Reporter: Kornelis Pandu Wicaksono | Editor: Avanty Nurdiana
JAKARTA. PT Bank Pembangunan Daerah Jawa Barat dan Banten Tbk (BJBR) agresif menggenjot kredit. Hingga kuartal III-2013, kredit BJBR tumbuh pesat yakni sebesar 34,4% menjadi Rp 44,1 triliun.
Meski kredit melejit, laba bersih BJBR hanya naik 15,9% menjadi Rp 1,1 triliun. Sementara, net interest margin (NIM) BJBR tercatat 8%.
"Kinerja penyaluran kredit BJBR tertinggi dari 20 bank lain,” ujar analis MNC Securities, Zabrina Raissa. Menurut dia, rata-rata pertumbuhan kredit perbankan hanya sekitar 20%.

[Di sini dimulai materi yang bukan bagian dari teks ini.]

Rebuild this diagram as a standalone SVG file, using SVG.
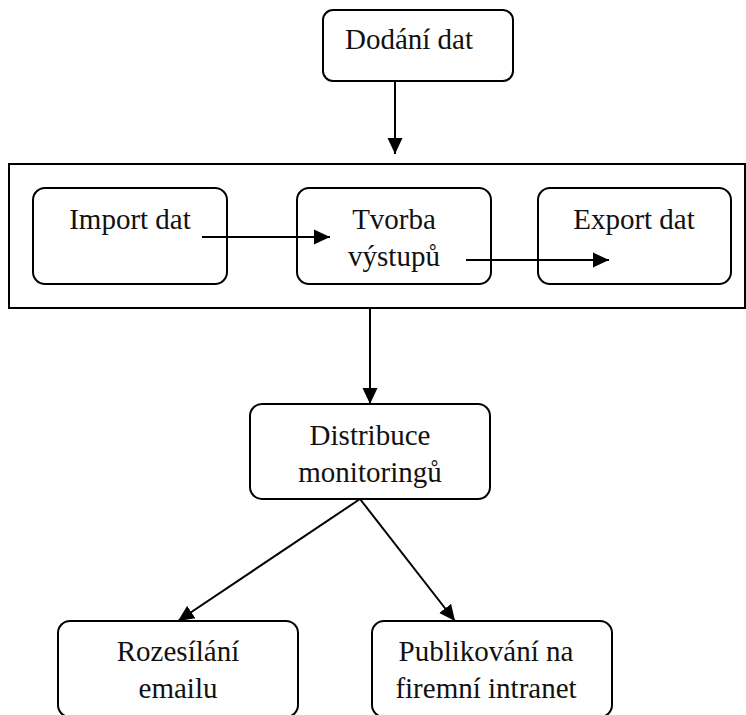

Namun, lonjakan kredit juga diikuti kenaikan rasio kredit bermasalah. Di kuartal III 2013, non-performing loan (NPL) gross BJBR meningkat menjadi 2,5%.
Analis Sucorinvest Central Gani, Isfhan Helmy mengatakan, pesatnya penyaluran kredit terutama ke segmen mikro menjadi penyebab NPL BJBR meningkat. Sejak tahun lalu, BJBR memang gencar ekspansi kredit segmen mikro melalui Waroeng BJB. Apalagi, menurut Isfhan, sistem manajemen risiko BJBR belum kuat.
Dia bilang, BJBR sudah menghentikan penyaluran kredit mikro di kuartal III 2013. Tapi, di kuartal II 2013, penyaluran kredit mikro BJBR naik tinggi. Akibatnya, kenaikan NPL tidak terhindarkan. “Di kuartal III, BJBR stop penyaluran kredit mikro untuk fokus membenahi risk management tersebut,” ujar dia.
Zabrina mencatat, porsi kredit mikro BJBR memang masih kecil yaitu 12,5% dari total kredot. Paling tinggi masih kredit konsumsi sebesar 63,5% dan sisanya kredit komersial.
Menurut Zabrina, BJBR harus mengalihkan fokus pemberian kredit mikro ke kredit konsumsi. Tujuannya adalah untuk menjaga tingkat NPL bank ini.
Hal lain yang masih harus dihadapi BJBR adalah tingkat net interest margin (NIM) BJBR yang menurun. Analis Credit Suisse, Teddy Oetomo menilai, net interest margin BJBR terlihat turun secara per kuartal. Dalam risetnya, 24 Oktober 2013, ia menghitung, NIM BJBR turun 70 basis poin di kuartal III. Ini karena kenaikan cost of fund. "Kami melihat adanya risiko tekanan NIM lebih lanjut pada kuartal mendatang,” tulis dia.
Menurut Isfhan, kenaikan cost of fund juga membuat laba bersih BJBR hanya mencapai 73% dari proyeksi dia setahun sebesar Rp 1,35 triliun. Apalagi, ada kenaikan beban operasional BJBR akibat perubahan beberapa pegawai outsourcing menjadi pegawai tetap. “Tapi kalau menurut saya, net interest margin BJBR masih kuat," ujar dia.
Tahun ini, Isfhan menilai, kenaikan biaya operasional akan memotong proyeksi laba bersih BJBR sebanyak 6% menjadi Rp 1,35 triliun. Zabrina juga memproyeksikan laba bersih BJBR tahun ini akan mencapai Rp 1,35 triliun.
Teddy merekomendasikan, neutral saham BJBR dengan target harga Rp 975 per saham. Sedangkan, Isfhan menyarankan hold saham BJBR dengan target harga Rp 950 per saham.
Isfhan mengatakan, harga saham BJBR saat ini diperdagangkan dengan price to book rasio (PBV) sebesar 1,3 kali. Angka ini masih di bawah rata-rata PBV perbankan yang di atas 2 kali.
Adapun, Zabrina merekomendasikan hold saham BJBR dengan target harga Rp 1.040 per saham. Kemarin, harga saham BJBR turun 1,06% ke Rp 930 per saham.